EXERCISE REQUIREMENTS:
Reproduce the entries word for word, and omit any picture you find in them.

DATASET EXCERPTS:

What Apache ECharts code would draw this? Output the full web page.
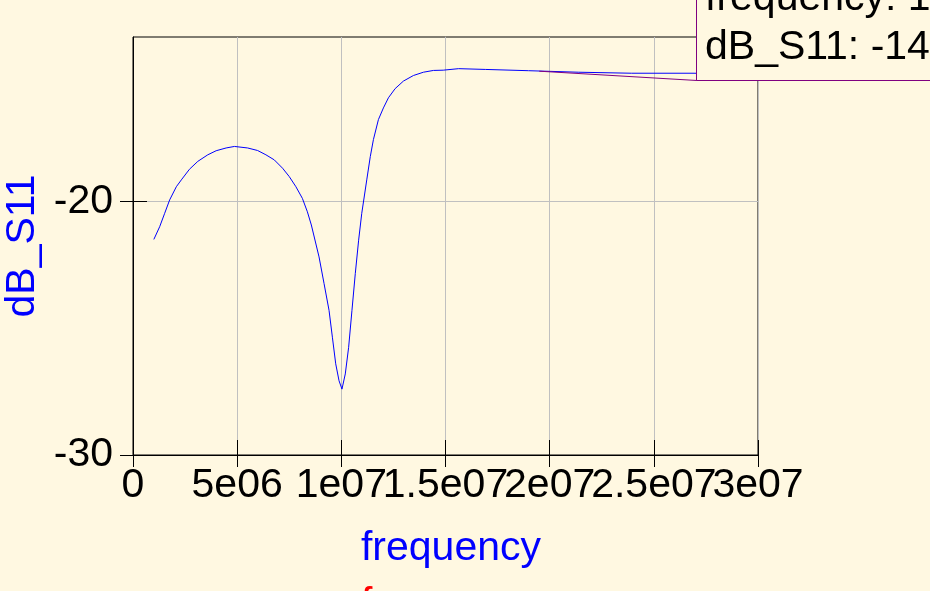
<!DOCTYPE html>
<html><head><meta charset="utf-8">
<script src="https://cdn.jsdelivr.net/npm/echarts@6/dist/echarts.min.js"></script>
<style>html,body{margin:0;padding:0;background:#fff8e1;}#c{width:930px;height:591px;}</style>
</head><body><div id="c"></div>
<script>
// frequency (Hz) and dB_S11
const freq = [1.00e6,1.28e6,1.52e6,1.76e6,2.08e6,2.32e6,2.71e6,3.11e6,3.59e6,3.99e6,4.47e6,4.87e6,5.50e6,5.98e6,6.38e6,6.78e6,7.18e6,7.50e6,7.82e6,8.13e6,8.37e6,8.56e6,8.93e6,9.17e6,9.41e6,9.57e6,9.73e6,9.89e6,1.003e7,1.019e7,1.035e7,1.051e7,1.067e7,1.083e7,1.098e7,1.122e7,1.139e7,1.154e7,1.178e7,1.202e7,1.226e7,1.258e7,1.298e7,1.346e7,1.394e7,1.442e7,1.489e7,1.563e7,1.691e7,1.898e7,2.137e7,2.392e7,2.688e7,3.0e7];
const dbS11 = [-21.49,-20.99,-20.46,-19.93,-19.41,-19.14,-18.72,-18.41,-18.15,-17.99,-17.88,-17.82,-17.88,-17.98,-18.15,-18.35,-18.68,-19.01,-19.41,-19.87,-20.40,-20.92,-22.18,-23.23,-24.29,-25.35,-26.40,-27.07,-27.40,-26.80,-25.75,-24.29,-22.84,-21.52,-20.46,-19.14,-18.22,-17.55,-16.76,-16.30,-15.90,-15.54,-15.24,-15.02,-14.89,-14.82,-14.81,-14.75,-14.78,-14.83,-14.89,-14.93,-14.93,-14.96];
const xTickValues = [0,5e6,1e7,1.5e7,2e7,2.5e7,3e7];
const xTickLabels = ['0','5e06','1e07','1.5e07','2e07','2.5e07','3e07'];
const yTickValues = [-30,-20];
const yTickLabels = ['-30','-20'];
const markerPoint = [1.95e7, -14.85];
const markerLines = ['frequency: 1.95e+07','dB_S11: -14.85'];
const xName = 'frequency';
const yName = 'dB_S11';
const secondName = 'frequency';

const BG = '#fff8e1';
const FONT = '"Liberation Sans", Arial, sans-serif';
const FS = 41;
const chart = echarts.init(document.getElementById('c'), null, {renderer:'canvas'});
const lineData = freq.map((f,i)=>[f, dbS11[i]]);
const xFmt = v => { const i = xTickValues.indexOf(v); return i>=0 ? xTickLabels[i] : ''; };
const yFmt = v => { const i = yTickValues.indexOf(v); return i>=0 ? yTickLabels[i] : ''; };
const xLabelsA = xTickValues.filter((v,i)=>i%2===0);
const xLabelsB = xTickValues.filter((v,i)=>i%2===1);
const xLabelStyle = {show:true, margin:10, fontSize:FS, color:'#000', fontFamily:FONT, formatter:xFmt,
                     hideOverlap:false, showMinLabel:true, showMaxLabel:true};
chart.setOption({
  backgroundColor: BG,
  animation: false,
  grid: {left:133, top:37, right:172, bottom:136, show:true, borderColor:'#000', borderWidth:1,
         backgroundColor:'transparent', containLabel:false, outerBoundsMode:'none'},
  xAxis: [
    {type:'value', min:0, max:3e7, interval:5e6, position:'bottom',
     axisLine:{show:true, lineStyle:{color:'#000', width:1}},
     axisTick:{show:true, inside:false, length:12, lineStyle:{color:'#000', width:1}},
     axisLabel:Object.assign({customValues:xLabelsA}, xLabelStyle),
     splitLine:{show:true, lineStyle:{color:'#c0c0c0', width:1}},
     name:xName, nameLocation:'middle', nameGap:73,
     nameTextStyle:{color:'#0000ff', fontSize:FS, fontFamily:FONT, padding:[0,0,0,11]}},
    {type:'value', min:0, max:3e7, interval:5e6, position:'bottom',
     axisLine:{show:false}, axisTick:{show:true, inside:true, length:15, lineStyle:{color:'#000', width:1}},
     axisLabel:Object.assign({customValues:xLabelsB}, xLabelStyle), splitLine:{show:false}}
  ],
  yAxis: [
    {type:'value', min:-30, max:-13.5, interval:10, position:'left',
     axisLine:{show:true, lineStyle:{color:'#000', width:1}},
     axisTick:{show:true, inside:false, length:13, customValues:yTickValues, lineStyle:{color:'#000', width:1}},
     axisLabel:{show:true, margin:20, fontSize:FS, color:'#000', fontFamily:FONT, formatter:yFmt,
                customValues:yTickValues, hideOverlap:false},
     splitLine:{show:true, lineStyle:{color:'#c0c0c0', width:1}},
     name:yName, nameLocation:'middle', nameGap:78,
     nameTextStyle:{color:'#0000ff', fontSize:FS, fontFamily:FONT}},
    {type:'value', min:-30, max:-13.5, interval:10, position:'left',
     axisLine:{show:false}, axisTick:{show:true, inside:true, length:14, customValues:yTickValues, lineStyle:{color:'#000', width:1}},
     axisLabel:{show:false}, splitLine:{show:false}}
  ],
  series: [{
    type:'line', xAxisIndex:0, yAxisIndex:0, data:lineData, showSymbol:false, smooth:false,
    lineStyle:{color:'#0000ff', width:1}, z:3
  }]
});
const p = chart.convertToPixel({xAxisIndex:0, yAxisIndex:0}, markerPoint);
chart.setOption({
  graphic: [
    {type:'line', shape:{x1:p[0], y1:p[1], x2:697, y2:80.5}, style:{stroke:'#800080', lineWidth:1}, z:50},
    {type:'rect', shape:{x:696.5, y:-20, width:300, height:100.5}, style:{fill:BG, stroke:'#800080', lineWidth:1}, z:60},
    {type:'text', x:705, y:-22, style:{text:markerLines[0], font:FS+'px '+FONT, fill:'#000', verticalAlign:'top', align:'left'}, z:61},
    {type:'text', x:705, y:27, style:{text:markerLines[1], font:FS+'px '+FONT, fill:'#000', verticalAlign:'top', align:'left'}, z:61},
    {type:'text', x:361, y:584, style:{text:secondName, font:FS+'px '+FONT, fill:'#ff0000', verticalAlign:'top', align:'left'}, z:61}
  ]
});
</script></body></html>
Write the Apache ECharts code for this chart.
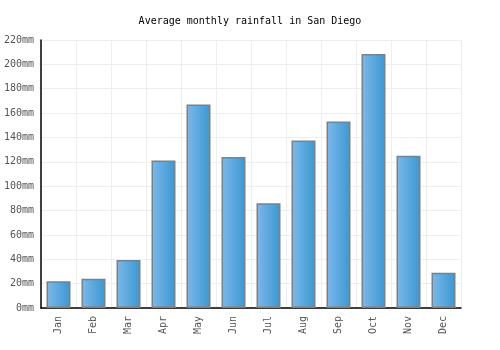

COMPLETED TASK:
What Apache ECharts code would draw this? Output the full web page.
<!DOCTYPE html>
<html><head><meta charset="utf-8">
<script src="https://cdn.jsdelivr.net/npm/echarts@6/dist/echarts.min.js"></script>
<style>html,body{margin:0;padding:0;background:#fff8e1;}#c{width:930px;height:591px;}</style>
</head><body><div id="c"></div>
<script>
// frequency (Hz) and dB_S11
const freq = [1.00e6,1.28e6,1.52e6,1.76e6,2.08e6,2.32e6,2.71e6,3.11e6,3.59e6,3.99e6,4.47e6,4.87e6,5.50e6,5.98e6,6.38e6,6.78e6,7.18e6,7.50e6,7.82e6,8.13e6,8.37e6,8.56e6,8.93e6,9.17e6,9.41e6,9.57e6,9.73e6,9.89e6,1.003e7,1.019e7,1.035e7,1.051e7,1.067e7,1.083e7,1.098e7,1.122e7,1.139e7,1.154e7,1.178e7,1.202e7,1.226e7,1.258e7,1.298e7,1.346e7,1.394e7,1.442e7,1.489e7,1.563e7,1.691e7,1.898e7,2.137e7,2.392e7,2.688e7,3.0e7];
const dbS11 = [-21.49,-20.99,-20.46,-19.93,-19.41,-19.14,-18.72,-18.41,-18.15,-17.99,-17.88,-17.82,-17.88,-17.98,-18.15,-18.35,-18.68,-19.01,-19.41,-19.87,-20.40,-20.92,-22.18,-23.23,-24.29,-25.35,-26.40,-27.07,-27.40,-26.80,-25.75,-24.29,-22.84,-21.52,-20.46,-19.14,-18.22,-17.55,-16.76,-16.30,-15.90,-15.54,-15.24,-15.02,-14.89,-14.82,-14.81,-14.75,-14.78,-14.83,-14.89,-14.93,-14.93,-14.96];
const xTickValues = [0,5e6,1e7,1.5e7,2e7,2.5e7,3e7];
const xTickLabels = ['0','5e06','1e07','1.5e07','2e07','2.5e07','3e07'];
const yTickValues = [-30,-20];
const yTickLabels = ['-30','-20'];
const markerPoint = [1.95e7, -14.85];
const markerLines = ['frequency: 1.95e+07','dB_S11: -14.85'];
const xName = 'frequency';
const yName = 'dB_S11';
const secondName = 'frequency';

const BG = '#fff8e1';
const FONT = '"Liberation Sans", Arial, sans-serif';
const FS = 41;
const chart = echarts.init(document.getElementById('c'), null, {renderer:'canvas'});
const lineData = freq.map((f,i)=>[f, dbS11[i]]);
const xFmt = v => { const i = xTickValues.indexOf(v); return i>=0 ? xTickLabels[i] : ''; };
const yFmt = v => { const i = yTickValues.indexOf(v); return i>=0 ? yTickLabels[i] : ''; };
const xLabelsA = xTickValues.filter((v,i)=>i%2===0);
const xLabelsB = xTickValues.filter((v,i)=>i%2===1);
const xLabelStyle = {show:true, margin:10, fontSize:FS, color:'#000', fontFamily:FONT, formatter:xFmt,
                     hideOverlap:false, showMinLabel:true, showMaxLabel:true};
chart.setOption({
  backgroundColor: BG,
  animation: false,
  grid: {left:133, top:37, right:172, bottom:136, show:true, borderColor:'#000', borderWidth:1,
         backgroundColor:'transparent', containLabel:false, outerBoundsMode:'none'},
  xAxis: [
    {type:'value', min:0, max:3e7, interval:5e6, position:'bottom',
     axisLine:{show:true, lineStyle:{color:'#000', width:1}},
     axisTick:{show:true, inside:false, length:12, lineStyle:{color:'#000', width:1}},
     axisLabel:Object.assign({customValues:xLabelsA}, xLabelStyle),
     splitLine:{show:true, lineStyle:{color:'#c0c0c0', width:1}},
     name:xName, nameLocation:'middle', nameGap:73,
     nameTextStyle:{color:'#0000ff', fontSize:FS, fontFamily:FONT, padding:[0,0,0,11]}},
    {type:'value', min:0, max:3e7, interval:5e6, position:'bottom',
     axisLine:{show:false}, axisTick:{show:true, inside:true, length:15, lineStyle:{color:'#000', width:1}},
     axisLabel:Object.assign({customValues:xLabelsB}, xLabelStyle), splitLine:{show:false}}
  ],
  yAxis: [
    {type:'value', min:-30, max:-13.5, interval:10, position:'left',
     axisLine:{show:true, lineStyle:{color:'#000', width:1}},
     axisTick:{show:true, inside:false, length:13, customValues:yTickValues, lineStyle:{color:'#000', width:1}},
     axisLabel:{show:true, margin:20, fontSize:FS, color:'#000', fontFamily:FONT, formatter:yFmt,
                customValues:yTickValues, hideOverlap:false},
     splitLine:{show:true, lineStyle:{color:'#c0c0c0', width:1}},
     name:yName, nameLocation:'middle', nameGap:78,
     nameTextStyle:{color:'#0000ff', fontSize:FS, fontFamily:FONT}},
    {type:'value', min:-30, max:-13.5, interval:10, position:'left',
     axisLine:{show:false}, axisTick:{show:true, inside:true, length:14, customValues:yTickValues, lineStyle:{color:'#000', width:1}},
     axisLabel:{show:false}, splitLine:{show:false}}
  ],
  series: [{
    type:'line', xAxisIndex:0, yAxisIndex:0, data:lineData, showSymbol:false, smooth:false,
    lineStyle:{color:'#0000ff', width:1}, z:3
  }]
});
const p = chart.convertToPixel({xAxisIndex:0, yAxisIndex:0}, markerPoint);
chart.setOption({
  graphic: [
    {type:'line', shape:{x1:p[0], y1:p[1], x2:697, y2:80.5}, style:{stroke:'#800080', lineWidth:1}, z:50},
    {type:'rect', shape:{x:696.5, y:-20, width:300, height:100.5}, style:{fill:BG, stroke:'#800080', lineWidth:1}, z:60},
    {type:'text', x:705, y:-22, style:{text:markerLines[0], font:FS+'px '+FONT, fill:'#000', verticalAlign:'top', align:'left'}, z:61},
    {type:'text', x:705, y:27, style:{text:markerLines[1], font:FS+'px '+FONT, fill:'#000', verticalAlign:'top', align:'left'}, z:61},
    {type:'text', x:361, y:584, style:{text:secondName, font:FS+'px '+FONT, fill:'#ff0000', verticalAlign:'top', align:'left'}, z:61}
  ]
});
</script></body></html>
Write the Apache ECharts code for this chart.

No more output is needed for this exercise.